By March 6, 1945, the 1,350 women had been reduced to 621. The remaining prisoners arrived at the Helmbrechts camp in Germany. They were forced into a hut with just two buckets for waste between them. When the hut became dirty, they were whipped. The women received almost no food, and no medical treatment. They were forced to spend hours standing under the roof of the hut while water slowly dripped onto their exposed heads. When one young woman, Frania Reifer, was found with photos of her murdered family, she was forced to spend the whole day standing barefoot in the freezing snow.
But hellish as Helmbrechts was, it was merely the halfway point.

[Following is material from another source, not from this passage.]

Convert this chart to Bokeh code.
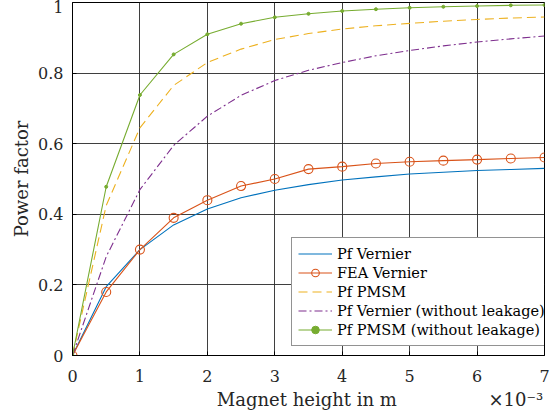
from bokeh.plotting import figure
from bokeh.models import (Range1d, FixedTicker, Legend, LegendItem)
from bokeh.embed import file_html
from bokeh.resources import INLINE

# ---- data (magnet height in units of 1e-3 m) ----
x_mm = [0, 0.5, 1, 1.5, 2, 2.5, 3, 3.5, 4, 4.5, 5, 5.5, 6, 6.5, 7]
pf_vernier = [0, 0.195, 0.30, 0.37, 0.415, 0.447, 0.468, 0.484, 0.497, 0.506, 0.514, 0.519, 0.524, 0.527, 0.530]
fea_vernier = [0, 0.18, 0.30, 0.39, 0.44, 0.48, 0.50, 0.528, 0.535, 0.544, 0.549, 0.552, 0.555, 0.558, 0.561]
pf_pmsm = [0, 0.425, 0.645, 0.765, 0.83, 0.868, 0.895, 0.912, 0.925, 0.934, 0.941, 0.947, 0.952, 0.956, 0.959]
pf_vernier_nl = [0, 0.28, 0.47, 0.595, 0.678, 0.737, 0.779, 0.808, 0.83, 0.849, 0.864, 0.877, 0.888, 0.897, 0.905]
pf_pmsm_nl = [0, 0.478, 0.738, 0.853, 0.91, 0.94, 0.958, 0.968, 0.976, 0.981, 0.985, 0.988, 0.990, 0.992, 0.993]

x_ticks = [0, 1, 2, 3, 4, 5, 6, 7]
x_tick_labels = ["0", "1", "2", "3", "4", "5", "6", "7"]
y_ticks = [0, 0.2, 0.4, 0.6, 0.8, 1]
y_tick_labels = ["0", "0.2", "0.4", "0.6", "0.8", "1"]

series_names = ["Pf Vernier", "FEA Vernier", "Pf PMSM",
                "Pf Vernier (without leakage)", "Pf PMSM (without leakage)"]
x_title = "Magnet height in m"
x_exponent = "\u00d710\u207b\u00b3"
y_title = "Power factor"

FONT = "DejaVu Serif"
BLUE, ORANGE, YELLOW, PURPLE, GREEN = "#0072BD", "#D95319", "#EDB120", "#7E2F8E", "#77AC30"

NB = "\u00a0"

p = figure(width=553, height=418, output_backend="svg", toolbar_location=None,
           x_range=Range1d(0, 7), y_range=Range1d(0, 1),
           min_border_left=72, min_border_right=9, min_border_top=2, min_border_bottom=63)

p.outline_line_color = "#000000"
p.outline_line_width = 1
p.background_fill_color = "white"
p.border_fill_color = "white"

for ax in (p.xaxis[0], p.yaxis[0]):
    ax.axis_line_color = "#000000"
    ax.major_tick_in = 4
    ax.major_tick_out = 0
    ax.minor_tick_line_color = None
    ax.major_tick_line_color = "#000000"
    ax.major_label_text_font = FONT
    ax.major_label_text_font_size = "16px"
    ax.major_label_text_color = "#262626"
    ax.axis_label_text_font = FONT
    ax.axis_label_text_font_size = "18px"
    ax.axis_label_text_font_style = "normal"
    ax.axis_label_text_color = "#262626"

p.xaxis.ticker = FixedTicker(ticks=x_ticks)
p.xaxis.major_label_overrides = {t: l for t, l in zip(x_ticks, x_tick_labels)}
p.yaxis.ticker = FixedTicker(ticks=y_ticks)
p.yaxis.major_label_overrides = {t: l for t, l in zip(y_ticks, y_tick_labels)}
# x title with the axis multiplier placed at the right end of the same line
p.xaxis.axis_label = NB * 25 + x_title + NB * 16 + x_exponent
p.yaxis.axis_label = y_title
p.xaxis.major_label_standoff = 14
p.yaxis.major_label_standoff = 9
p.xaxis.axis_label_standoff = 4
p.yaxis.axis_label_standoff = 3

p.xgrid.ticker = FixedTicker(ticks=x_ticks)
p.ygrid.ticker = FixedTicker(ticks=y_ticks)
p.grid.grid_line_color = "#2a2a2a"
p.grid.grid_line_alpha = 0.9
p.grid.grid_line_width = 1

r_blue = p.line(x_mm, pf_vernier, line_color=BLUE, line_width=1.1)
r_or_l = p.line(x_mm, fea_vernier, line_color=ORANGE, line_width=1.1)
r_or_m = p.scatter(x_mm, fea_vernier, marker="circle", size=9, fill_color=None,
                   line_color=ORANGE, line_width=1.1)
r_yel = p.line(x_mm, pf_pmsm, line_color=YELLOW, line_width=1.1, line_dash="9 5")
r_pur = p.line(x_mm, pf_vernier_nl, line_color=PURPLE, line_width=1.1, line_dash="8 3 2 3")
r_gr_l = p.line(x_mm, pf_pmsm_nl, line_color=GREEN, line_width=1.1)
r_gr_m = p.scatter(x_mm, pf_pmsm_nl, marker="circle", size=3, fill_color=GREEN, line_color=GREEN)

legend = Legend(items=[
    LegendItem(label=series_names[0], renderers=[r_blue]),
    LegendItem(label=series_names[1], renderers=[r_or_l, r_or_m]),
    LegendItem(label=series_names[2], renderers=[r_yel]),
    LegendItem(label=series_names[3], renderers=[r_pur]),
    LegendItem(label=series_names[4], renderers=[r_gr_l, r_gr_m]),
], location=(219, 9))
legend.label_text_font = FONT
legend.label_text_font_size = "14.5px"
legend.label_text_color = "#000000"
legend.glyph_width = 34
legend.glyph_height = 19
legend.label_height = 19
legend.label_standoff = 5
legend.spacing = 0
legend.padding = 6
legend.margin = 0
legend.border_line_color = "#262626"
legend.border_line_width = 1
legend.background_fill_color = "white"
legend.background_fill_alpha = 1
p.add_layout(legend, "center")

open("out.html", "w").write(file_html(p, INLINE))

The women were forced onwards, until those who were still standing made it to Volary in Czechoslovakia on the 5th of May 1945. There, American forces liberated the women. Of the 1,350 forced on the death march, only 118 were still living. Those who were alive were in terrible conditions; although the Americans took them to an improvised hospital, twenty-six died within days.
“My first glance at these individuals was one of extreme shock not ever believing that a human being can be degraded, can be starved, can be so skinny and even live under such circumstances,” recalled Major Aaron S. Cahan, a US medical officer. “When I entered the room I thought that we had a group of old men lying… at that time judged their ages ranged between fifty and sixty years. I was surprised and shocked when I asked one of these girls how old she was and she said seventeen, when to me she appeared to be no less than fifty.”
The women were in dire condition, suffering from malnutrition, dysentery, frostbite, injuries to their feet, and riddled with lice. Yet some survived and it is thanks to them and their testimony that we know the horrors that they and the many more who perished were forced to suffer. It is thanks to them that we know the horrific truth of the death marches.